Lots of corner cases : although I tried to explain in the following way :

This problem involves many situations where two same minimum distance nodes occur while running the Dijkstra algorithm.

There are two critical distances $P -> S \text { and } P -> V$

Assume QS edge cost as = $\begin{align*} x \end{align*}$

From direct observation we can see that shortest path from P to S can be 3 or less and shortest distance from P to V can be 2 or less. ( can go to negative ) ( from P distances 3 and 2 exist via W to S and V respectively )

Well, if we allow large negative value of edge cost of QS then S and V also will be relaxed at some negative distance away from P. This is fine according to our condition.Let's start using negative values of x starting from -20.

If we use the two constraint imposed on $\text{max} \text{ dist(P,V)}$ and $\text{max} \text{ dist(P,S)}$ then;

$$\begin{align*} &\text{ dist(P,V)} \leq 2 \text{ AND} \text{ dist(P,S)} \leq 3 \\ &=> 1+x+2 \leq \text{max(dist(P,V))} = 2 \ \ \text{ AND } \ \ 1+x \leq \text{max(dist(P,S))} = 3\\ &=> \text{x}\leq \text{-1} \\ \end{align*}$$

Now in the range of $\begin{align*} [-20,-1] \end{align*}$ if we run the Dijkstra's algorithm, then S and V will be removed early (Relaxed or no update further possible) and luckily no distance conflict with vertices S and V arise towards the end of the algorithm. They remain below their maximum limit which are 3 and 2 respectively.

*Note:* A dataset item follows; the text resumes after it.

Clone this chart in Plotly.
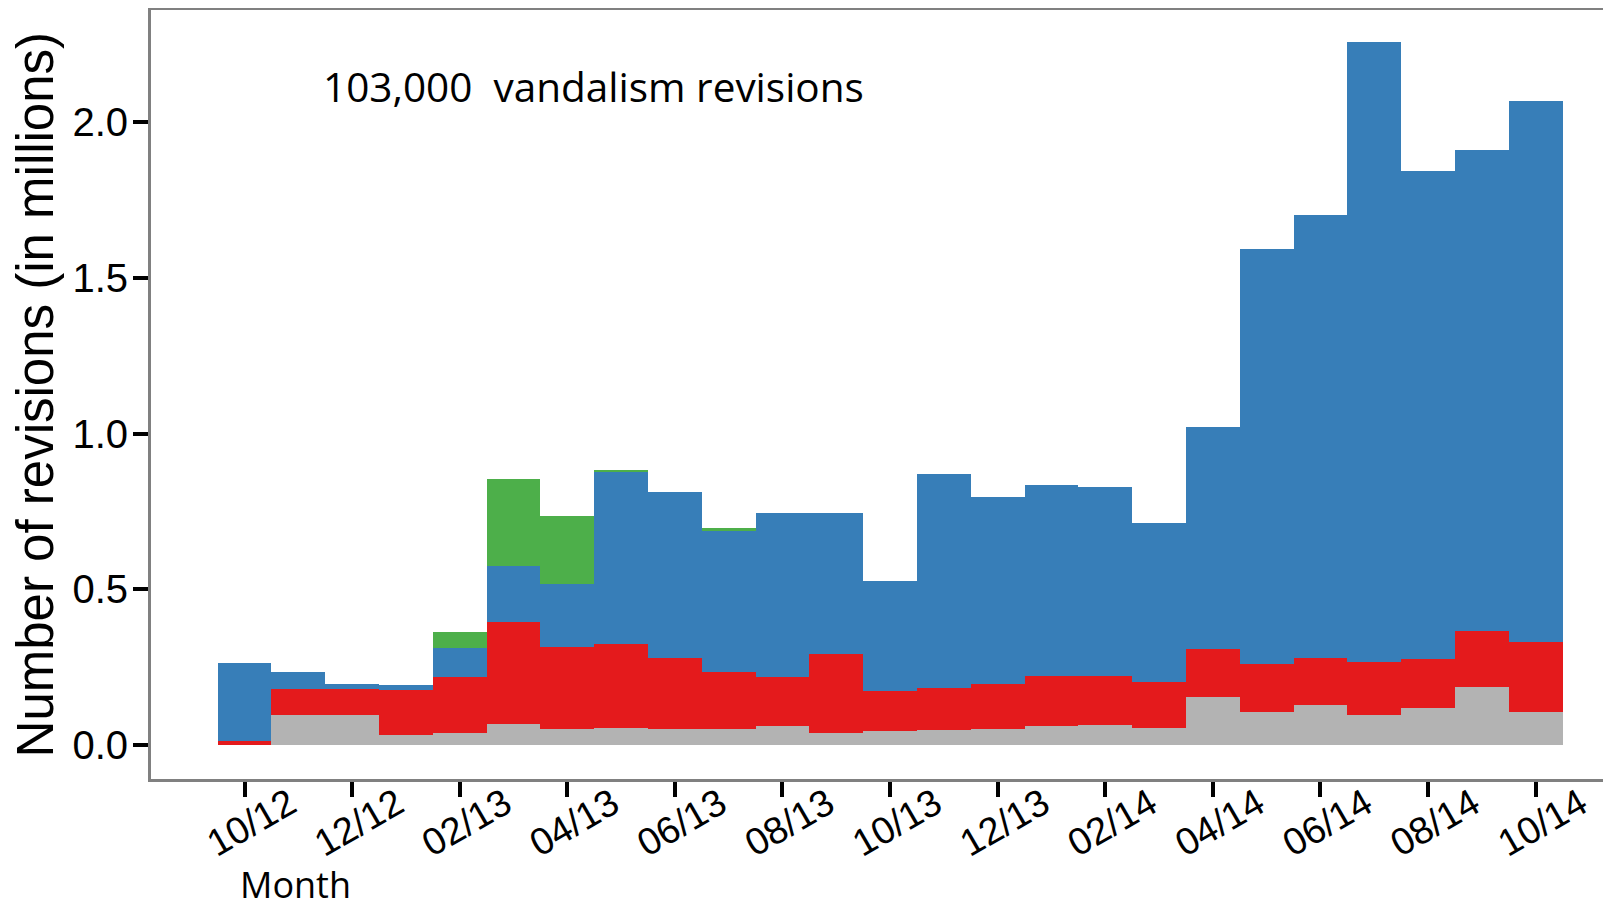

Now we will start assigning positive value to the edge cost of QS. For positive values of $x$ vertices S and V will also end up being relaxed at some positive value of distances. Here we have to be carefull because, their +ve distances can not increase beyond certain limit as mentioned earlier.

Now if we don't Relax them (S and V) early in the running algorithm (or, retain their updating possibility towards the end) , then we must also have to keep them (without the chance of being relaxed) till the end such that their distances can be correctly updated (to 3 and 2) using W or via W.

How can we keep them (vertices S and V ) in the algorithm without relaxing early.

Note that we can not intentionally keep them (S and V) unused (unrelaxed) nodes if in a particular step their distance become the minimum.

So, the point is if some vertices are not relaxed towards the end, that means their distance value are more than the currently existing large value of distance (of not relaxed nodes).*****$\textbf{[1]}$**

So, We conclude that S and V can only be relaxed after W has been relaxed.

Now we know that the shortest path from P to W is of distance 13. So, during Dijkstra's relaxing rounds of vertices, to keep both of S and V **unrelaxed** then;

$$\begin{align*} & 1+x > 13 \ \ \ \text{AND}, \ \ \ 1+x+2 > 13 \\ &=> x > 12 \end{align*}$$

So from

$$\begin{align*} x = 13 \text{ to } x = 20 \end{align*}$$

we will have no issue of S and V getting Relaxed before W.

Final Ranges of edge cost of QS is $\begin{align*} [-20,-1] \ \ \text{ and } [13,20] \\ \end{align*}$

*******PS$\textbf{[1]}$: [ little bit exception to this statement : for x = 10,11.etc. S is not relaxed although its distance value (11,12 etc) is less than 18 of U, because at that time T is also present having the value 4, so T was selected ]

$[\textbf{2}]$ : I haved assumed one criteria: when two or more vertices with same distance occur while running the Dijkstra's algorith ,it could select any one of them for relaxing.